Sunday afternoon a long funeral procession formed at the House of Trade Unions to accompany the body of the deceased to the Novodievitchi cemetery on the outskirts of the city. Black banners floated overhead and stirring songs followed one after the other. At the cemetery there was a brief but vivid incident during the first speeches. An anarchist from Petrograd had been speaking for some time when muffled and passionate protests, “enough, enough” were raised by Kropotkin’s closest friends who would not tolerate on this day of mourning any remembrance of what most anarchists, if not all, were to consider his betrayal in 1914. [2]

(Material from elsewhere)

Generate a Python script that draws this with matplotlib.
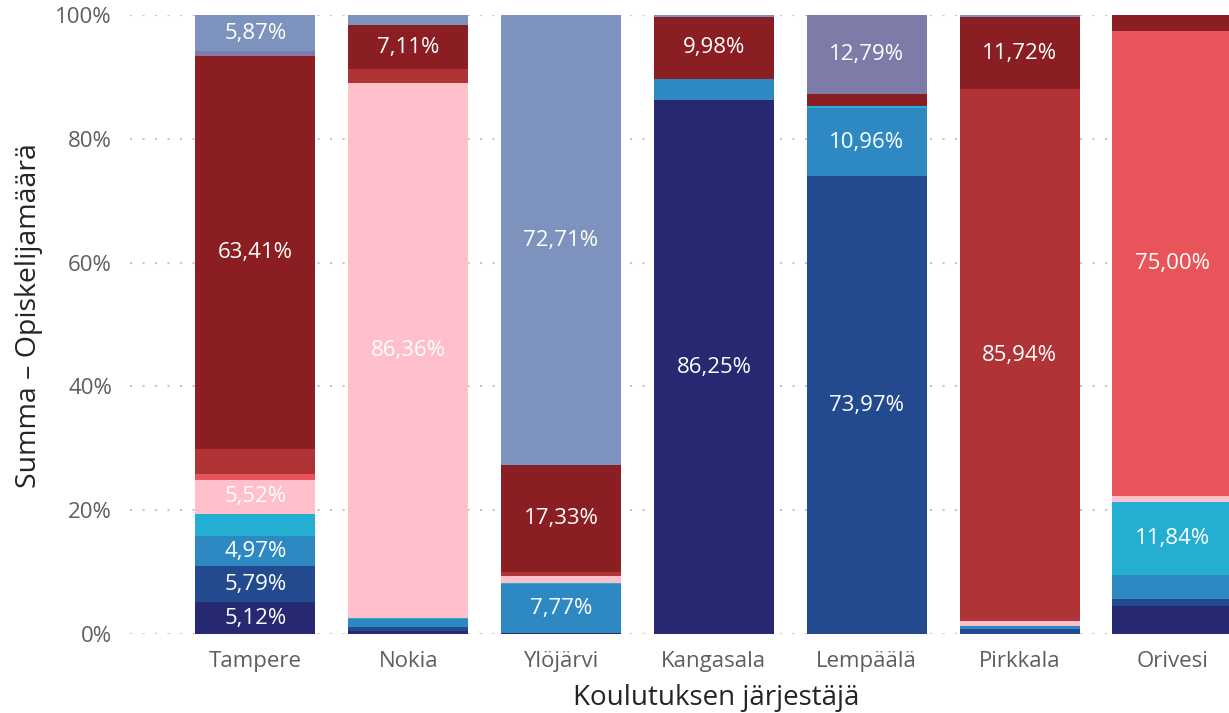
import matplotlib
matplotlib.use("Agg")
import matplotlib.pyplot as plt
import numpy as np

categories = ["Tampere", "Nokia", "Ylöjärvi", "Kangasala", "Lempäälä", "Pirkkala", "Orivesi"]

# series (bottom to top), percent of each organiser
s_navy      = [5.12, 0.50, 0.24, 86.25, 0.00, 0.00, 4.50]
s_blue      = [5.79, 0.60, 0.00, 0.00, 73.97, 0.80, 1.10]
s_midblue   = [4.97, 1.40, 7.77, 3.47, 10.96, 0.50, 3.90]
s_cyan      = [3.50, 0.10, 0.30, 0.00, 0.30, 0.00, 11.84]
s_pink      = [5.52, 86.36, 1.00, 0.00, 0.00, 0.75, 1.00]
s_lightred  = [0.90, 0.00, 0.00, 0.00, 0.00, 0.00, 75.00]
s_red       = [4.10, 2.30, 0.65, 0.00, 0.00, 85.94, 0.00]
s_darkred   = [63.41, 7.11, 17.33, 9.98, 1.98, 11.72, 2.66]
s_purple    = [0.82, 0.00, 0.00, 0.00, 12.79, 0.00, 0.00]
s_steel     = [5.87, 1.63, 72.71, 0.30, 0.00, 0.30, 0.00]

series = [s_navy, s_blue, s_midblue, s_cyan, s_pink, s_lightred, s_red, s_darkred, s_purple, s_steel]
colors = ["#262872", "#234A8E", "#2E89C3", "#24AED2", "#FFC0CB",
          "#E9535A", "#B03435", "#8B1E22", "#7E7BA8", "#7D93BD"]

yticks = [0, 20, 40, 60, 80, 100]
ytick_labels = ["0%", "20%", "40%", "60%", "80%", "100%"]

fig = plt.figure(figsize=(12.29, 7.13), dpi=100)
ax = fig.add_axes([130/1229, 1-634/713, 1-130/1229, (634-15)/713])

x = np.arange(len(categories))
bottom = np.zeros(len(categories))
for vals, col in zip(series, colors):
    vals = np.array(vals)
    ax.bar(x, vals, bottom=bottom, width=0.785, color=col, linewidth=0)
    for xi, v, b in zip(x, vals, bottom):
        if v >= 4.8:
            ax.text(xi, b + v/2, f"{v:.2f}%".replace(".", ","), ha="center", va="center",
                    color="white", fontsize=16, family="Open Sans")
    bottom += vals

ax.set_xlim(-0.82, 6.37)
ax.set_ylim(0, 100)
ax.set_yticks(yticks)
ax.set_yticklabels(ytick_labels)
ax.set_xticks(x)
ax.set_xticklabels(categories)
for lbl in ax.get_xticklabels() + ax.get_yticklabels():
    lbl.set_family("Open Sans")
    lbl.set_fontsize(16)
    lbl.set_color("#605E5C")
ax.tick_params(axis="both", length=0)
ax.tick_params(axis="y", pad=13)
ax.tick_params(axis="x", pad=12)

ax.set_axisbelow(True)
ax.yaxis.grid(True, linestyle=(0, (1, 5)), color="#C8C6C4", linewidth=1.5)
for sp in ax.spines.values():
    sp.set_visible(False)

ax.set_ylabel("Summa – Opiskelijamäärä", fontsize=20.5, color="#252423", family="Open Sans", labelpad=9)
ax.set_xlabel("Koulutuksen järjestäjä", fontsize=20, color="#252423", family="Open Sans", labelpad=9)
ax.yaxis.label.set_y(0.515)
ax.xaxis.label.set_x(0.533)

fig.savefig("out.png", dpi=100)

Was this, perhaps, the moment to say anything? This was a question for the anarchists to settle as well as a warning for me if I tried to recall this critical period. But I had prepared my short speech from my personal recollections of Kropotkin’s significance for my generation in Europe, America and everywhere on his important contribution to the theory of evolution through Mutual Aid, on the personality of About a Life – for whom one could have only a sincere affection. I spoke without any interruption although I felt that it was not received with wholehearted sympathy. Victor Serge wrote much later that it was a “conciliatory speech” from which the conclusion could be drawn that my words had a precise political meaning as if their content had been decided by the ECCI. It was clearly not the case but the fact remains that the opinion was not only his own; it was also the opinion of those who followed him. [3]

* * *

Footnotes

1. According to Sandomirsky – with whom, despite conflicting views, I maintained close relations to the end – Kropotkin, for love of France, was driven into the ranks of the Entente, then among the defenders of the February revolution, finally against the Bolsheviks and the October revolution. However, England gave him a candid welcome and a refuge where he could work in freedom while France had imprisoned him and then chased him out. But for him, France remained the land of liberty and the thought that it could be crushed under the Prussian boot was intolerable.

2. Let us recall what Malatesta’s attitude was toward Kropotkin to whom be was tied by more than 40 years of friendship. When he learned of Kropotkin’s public adherence to the Triple Entente in the war. Malatesta wrote an article called Have The Anarchists Forgotton Their Principles? It appeared in November, 1914, in Italian, English and French in Volontà, Freedom and Reveil. A second article published in 1916 by Freedom, Government Anarchists was a reply to the Manifesto of the Sixteen (the 16 were Kropotkin and his followers). Malatesta wrote about the break which had become inevitable:

“It was one of the most mournful, the most tragic moments of my life (and I can chance saying so of his, too) when after an utterly painful discussion we separated as opponents, almost as enemies.”

3. In the Album dedicated to Kropotkin’s funeral rites published in Berlin in 1922 by the Anarcho-Syndicalist Federation it is indicated that I spoke in the name of the Red International of Trade Unions. The editors could have believed, without doubt, that I had been selected by the Communist International, which my speech made clear.